After the Norman Conquest of England in 1066 the usurping King, William I, also called William the Bastard and William the Conqueror gradually set about taking away land from indigenous nobles (earls and thegns) and giving it to his own followers. Towards the end of his reign, winter of 1085, whilst at Gloucester, he ordered a complete survey of his kingdom to determine who held each piece of land. This survey became known as the Domesday Book and was carried out in just one year, 1086, a very impressive piece of logistical planning.

Overlords

The Domesday Book records a manor in Biscot comprising five hides (equated with the land of the five tenants of 792). The manor included ten villagers and three slaves - thirteen households, in other words, suggesting a population of a little over fifty. The value of the manor was forty shillings and Ralph Tallboys had transferred it to the royal manor of Luton. Before the conquest in 1066 it had been worth sixty shillings and had been held by Edwin "Asgar the Constable's man".

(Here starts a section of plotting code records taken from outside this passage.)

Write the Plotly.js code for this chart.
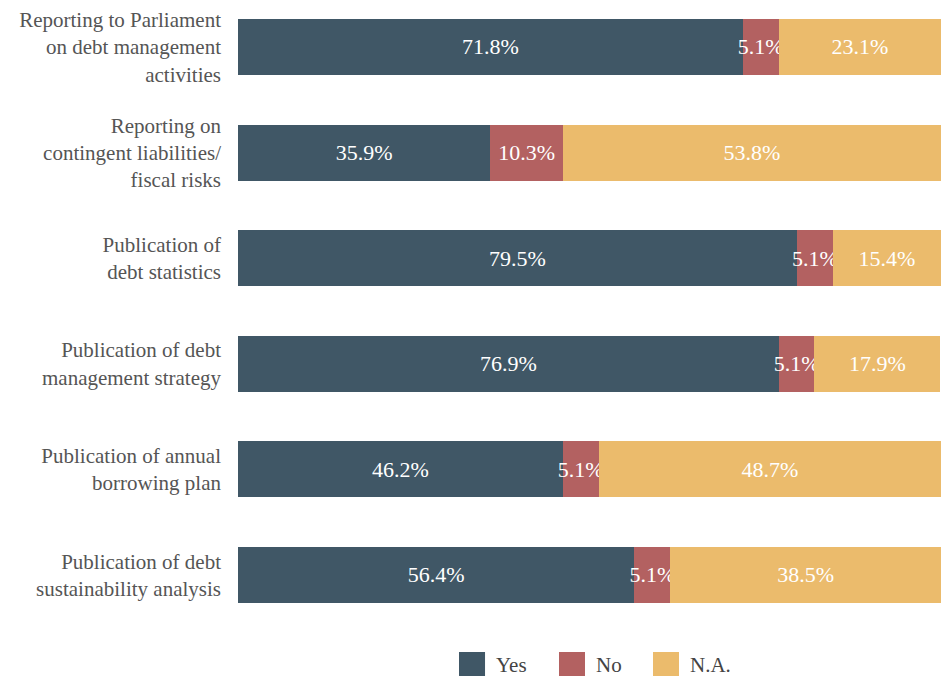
<!DOCTYPE html>
<html>
<head>
<meta charset="utf-8">
<script src="https://cdn.plot.ly/plotly-3.0.1.min.js"></script>
<style>html,body{margin:0;padding:0;background:#fff;}#chart{width:942px;height:676px;}</style>
</head>
<body>
<div id="chart"></div>
<script>
const categories = [
  "Reporting to Parliament<br>on debt management<br>activities",
  "Reporting on<br>contingent liabilities/<br>fiscal risks",
  "Publication of<br>debt statistics",
  "Publication of debt<br>management strategy",
  "Publication of annual<br>borrowing plan",
  "Publication of debt<br>sustainability analysis"
];
const seriesNames = ["Yes", "No", "N.A."];
const yesValues = [71.8, 35.9, 79.5, 76.9, 46.2, 56.4];
const noValues  = [5.1, 10.3, 5.1, 5.1, 5.1, 5.1];
const naValues  = [23.1, 53.8, 15.4, 17.9, 48.7, 38.5];
const colors = ["#405766", "#b36161", "#ebbb6c"];

const FONT = "Liberation Serif, Times New Roman, serif";
const allValues = [yesValues, noValues, naValues];

const traces = allValues.map((vals, i) => ({
  type: "bar",
  orientation: "h",
  name: seriesNames[i],
  y: categories,
  x: vals,
  width: 0.53,
  marker: {color: colors[i], line: {width: 0}},
  text: vals.map(v => v.toFixed(1) + "%"),
  texttemplate: "%{text}",
  textposition: "inside",
  insidetextanchor: "middle",
  constraintext: "none",
  textangle: 0,
  textfont: {family: FONT, size: 22, color: "#ffffff"},
  hoverinfo: "skip",
  showlegend: false
}));

// custom legend (large square swatches)
const legendX = [[0.3144, 0.3514, 0.3656], [0.4566, 0.4936, 0.5078], [0.5903, 0.6273, 0.6415]];
const shapes = seriesNames.map((n, i) => ({
  type: "rect", xref: "paper", yref: "paper",
  x0: legendX[i][0], x1: legendX[i][1], y0: -0.073, y1: -0.0349,
  fillcolor: colors[i], line: {width: 0}
}));
const annotations = seriesNames.map((n, i) => ({
  xref: "paper", yref: "paper", x: legendX[i][2] - 0.002, y: -0.0556,
  xanchor: "left", yanchor: "middle", showarrow: false, text: n,
  font: {family: FONT, size: 21, color: "#444444"}
}));

const layout = {
  width: 942, height: 676,
  margin: {l: 238, r: 1, t: 0, b: 46},
  barmode: "stack",
  paper_bgcolor: "#ffffff",
  plot_bgcolor: "#ffffff",
  showlegend: false,
  font: {family: FONT, size: 21, color: "#555555"},
  xaxis: {range: [0, 100], showgrid: false, zeroline: false, showticklabels: false, showline: false, fixedrange: true},
  yaxis: {
    type: "category",
    categoryorder: "array", categoryarray: categories,
    range: [5.521, -0.445],
    showgrid: false, zeroline: false, showline: false,
    ticks: "", ticklabelstandoff: 16,
    tickfont: {family: FONT, size: 21, color: "#555555"}
  },
  shapes: shapes,
  annotations: annotations
};

Plotly.newPlot("chart", traces, layout, {displayModeBar: false, staticPlot: true});
</script>
</body>
</html>
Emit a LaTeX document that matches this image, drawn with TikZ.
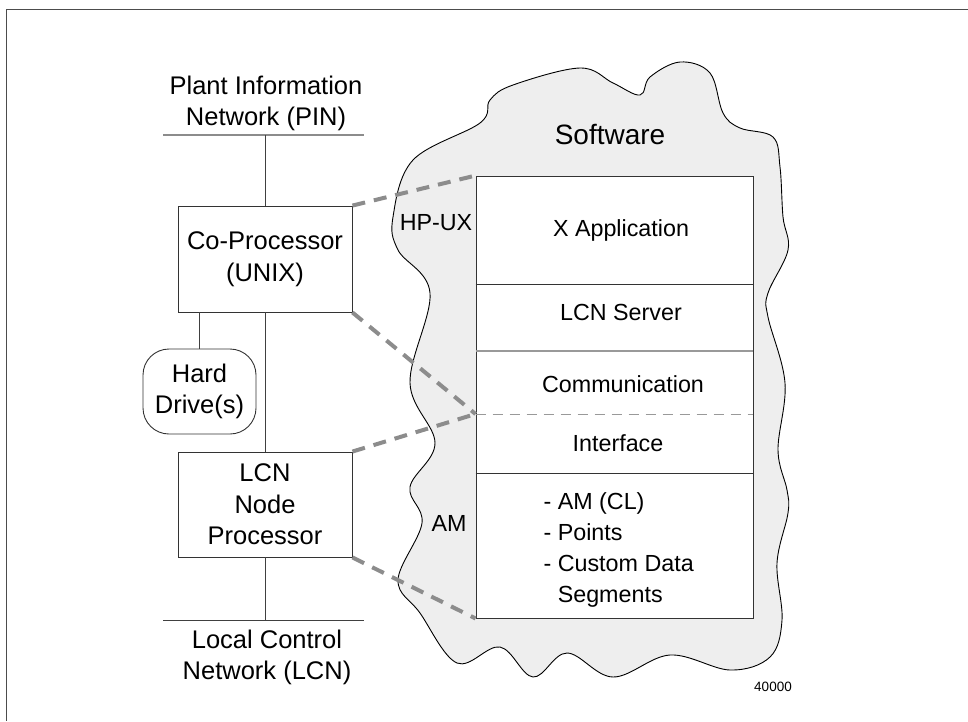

The King remained overlord until 1115, when King Henry I (1100 to 1135) gave it to Saint Albans Abbey to mark its restoration as an abbey church. This land continued to be held from the abbey as overlord in the same way as the Manor of Dallow. Following the dissolution of the religious houses by King Henry VIII (1509 to 1547) Biscot became held of the Manor of Dallow, the last mention of an overlordship being in 1644.

Tenants 

During the reign of King John (1199 to 1216) The Abbey of Saint Albans granted its land in Biscot to Robert Fitz Walter. He was outlawed twice, in 1212 and 1216 and the tenancy of the manor is not recorded again until 1289 when it was held by Hugh de Philibert who granted it to William de Bereford in that year

William de Bereford died in 1327 having an annual quitrent of £9/9/4 from eleven freeholders in Biscot. His son Edmund succeeded him and in 1386 Edmund's son Baldwin de Bereford held the manor, settling it on the heirs of his three aunts in 1401. Baldwin's widow Elizabeth held the manor until her death in 1419 when it passed to Ralph Bush, who conveyed it almost immediately to William Acworth.

 Acworth coat of arms
Acworth coat of arms

In 1500 John Acworth held the Manor of Biscot as tenant. He was succeeded by his son George and at his death in 1531 his son, another George succeeded. George junior sold the manor in 1549 to John Dormer of London, who transferred it to another London merchant, William Harper, the next year. In 1555 Harper sold the tenancy of the manor to John Alley, whose son mortgaged it to Edward Wingate in 1593.

 Wingate coat of arms
Wingate coat of arms

Wingate became owner two years later when Francis Alley defaulted on the mortgage. Edward Wingate's son George inherited the manor in 1598 and, on George's death in 1606 his grandson John Wingate inherited. John Wingate died in 1644 and was succeeded by his son Francis who held the manor in 1678. By 1718 the manor had passed to an Arthur Wingate and in 1724 he sold it to John Crawley for £8,796/14/-. The manor remained in the Crawley family into the 20th century. However, a succession of Law of Property Acts in the 1920s effectively abolished manors in all but name. including copyhold land and manorial courts and income.